Spring Marsh
Frank Panabaker
Rare Publisher’s Proof # 51/100
(21 x 16)
$245.00
Frank Panabaker used his considerable drive, energy and talent to become a prominent and successful artist. A younger contemporary of the famed Group of Seven, Panabaker painted portraits, landscapes, and still life. Most of his landscapes were of Southern Ontario, Georgian Bay, Haliburton, Muskoka, and Algonquin Park. He lived in Ancaster, and many of his subjects were local scenes in and around Ancaster, the Dundas Valley, and Hamilton.
Frank Shirley Panabaker was born in Hespeler in 1904. When Frank was 16, the artist (and later friend) Mc Gillivray Knowles arrived in town to teach a sketching class. Knowing of his son’s interest and talent in drawing, Frank’s father suggested that he might like to join the class. This was the beginning of his long and prolific career.

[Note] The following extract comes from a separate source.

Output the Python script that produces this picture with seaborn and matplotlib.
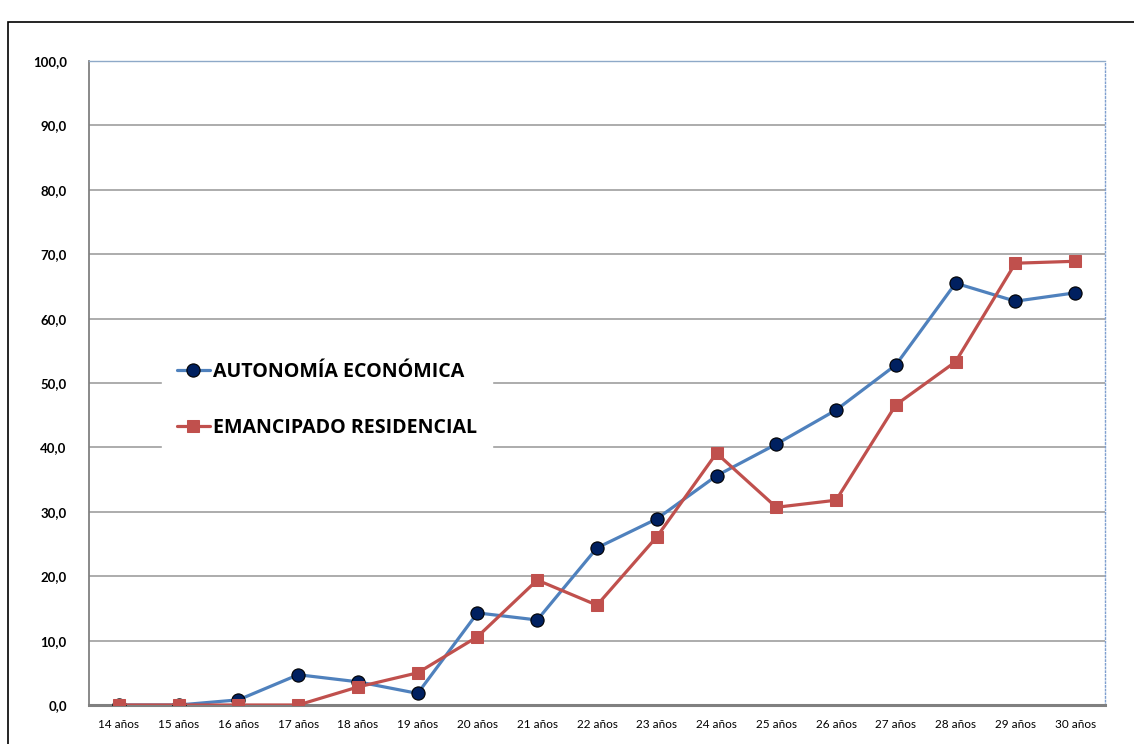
import matplotlib
matplotlib.use("Agg")
import matplotlib.pyplot as plt
import seaborn as sns
import pandas as pd
from matplotlib.patches import Rectangle
from matplotlib.ticker import FuncFormatter

categories = ["14 años", "15 años", "16 años", "17 años", "18 años", "19 años", "20 años",
              "21 años", "22 años", "23 años", "24 años", "25 años", "26 años", "27 años",
              "28 años", "29 años", "30 años"]
autonomia = [0.0, 0.0, 0.8, 4.7, 3.6, 1.8, 14.3, 13.2, 24.4, 28.9, 35.6, 40.5, 45.8, 52.8, 65.5, 62.7, 64.0]
emancipado = [0.0, 0.0, 0.0, 0.0, 2.8, 5.0, 10.6, 19.4, 15.5, 26.1, 39.1, 30.7, 31.8, 46.6, 53.3, 68.6, 68.9]
series_names = ["AUTONOMÍA ECONÓMICA", "EMANCIPADO RESIDENCIAL"]

sns.set_theme(style="white")
plt.rcParams['font.family'] = ['Lato', 'DejaVu Sans']
plt.rcParams['text.color'] = 'black'

fig = plt.figure(figsize=(11.34, 7.44), dpi=100)
ax = fig.add_axes([89/1134, 1-705/744, (1105-89)/1134, (705-61)/744])

fig.patches.append(Rectangle((8/1134, -0.1), 1.2, 1-22/744+0.1, transform=fig.transFigure,
                             fill=False, edgecolor="black", linewidth=1.2, zorder=0))

df = pd.DataFrame({"edad": categories, "a": autonomia, "e": emancipado})

sns.lineplot(data=df, x="edad", y="a", ax=ax, color="#4F81BD", linewidth=2.3,
             marker="o", markersize=9.5, markerfacecolor="#002060", markeredgecolor="black",
             markeredgewidth=0.8, label=series_names[0], sort=False, zorder=3)
sns.lineplot(data=df, x="edad", y="e", ax=ax, color="#C0504D", linewidth=2.3,
             marker="s", markersize=8.5, markerfacecolor="#C0504D", markeredgecolor="#C0504D",
             label=series_names[1], sort=False, zorder=4)

ax.set_xlim(-0.5, len(categories) - 0.5)
ax.set_ylim(0, 100)
ax.set_yticks(range(0, 101, 10))
ax.yaxis.set_major_formatter(FuncFormatter(lambda v, p: f"{v:.1f}".replace(".", ",")))
ax.grid(axis="y", color="#A6A6A6", linewidth=1.3)
ax.set_axisbelow(True)
ax.set_xlabel("")
ax.set_ylabel("")

for lbl in ax.get_yticklabels():
    lbl.set_fontweight("bold")
ax.tick_params(axis="y", labelsize=9.5, pad=16, length=0, labelcolor="black")
ax.tick_params(axis="x", labelsize=8.5, pad=10, length=0, labelcolor="black")

ax.spines["left"].set_color("#808080")
ax.spines["left"].set_linewidth(1.3)
ax.spines["bottom"].set_color("#808080")
ax.spines["bottom"].set_linewidth(2.2)
ax.spines["top"].set_color("#8EA9C8")
ax.spines["top"].set_linewidth(1.0)
ax.spines["right"].set_color("#7F9FCF")
ax.spines["right"].set_linestyle(":")
ax.spines["right"].set_linewidth(1.0)

leg = ax.legend(loc="upper left", bbox_to_anchor=(162/1134, 1-347/744), bbox_transform=fig.transFigure,
                frameon=True, fancybox=False, facecolor="white", edgecolor="white", framealpha=1,
                prop={"family": ["Open Sans", "DejaVu Sans"], "weight": "bold", "size": 14.1},
                handlelength=1.7, handletextpad=0.15,
                labelspacing=1.83, borderpad=0.75, borderaxespad=0, labelcolor="black")
leg.set_zorder(5)

fig.savefig("out.png", dpi=100)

Frank’s first professional show was at the Preston Springs Hotel in 1927. From that time, he was one of the few fully self-supporting professional artists in Canada. Even through the difficult Depression years, he managed to make a living with the help of private patrons. Sara Delano Roosevelt purchased a Panabaker painting for her father, President Franklin Delano Roosevelt, and it hung in the White House for many years. A Panabaker landscape of the Temagami area hangs in the Principal’s office at GCI.
Frank was an Associate of the Royal Canadian Academy, a member of the Allied Artists of America, and a member of the board of trustees for the National Gallery in Ottawa. He studied at the Ontario College of Art in Toronto, and continued his studies at the Grand Central School of Art in New York. Frank painted up to the last week of his life, dying in his 88th year, in 1992. In 1996 he was inducted into the Hamilton Gallery of Distinction. It might surprise the modest artist from Hespeler, who referred to himself as “the Group of One”, to know that his works today are sought-after pieces in Canada’s auction houses, fetching ever higher prices.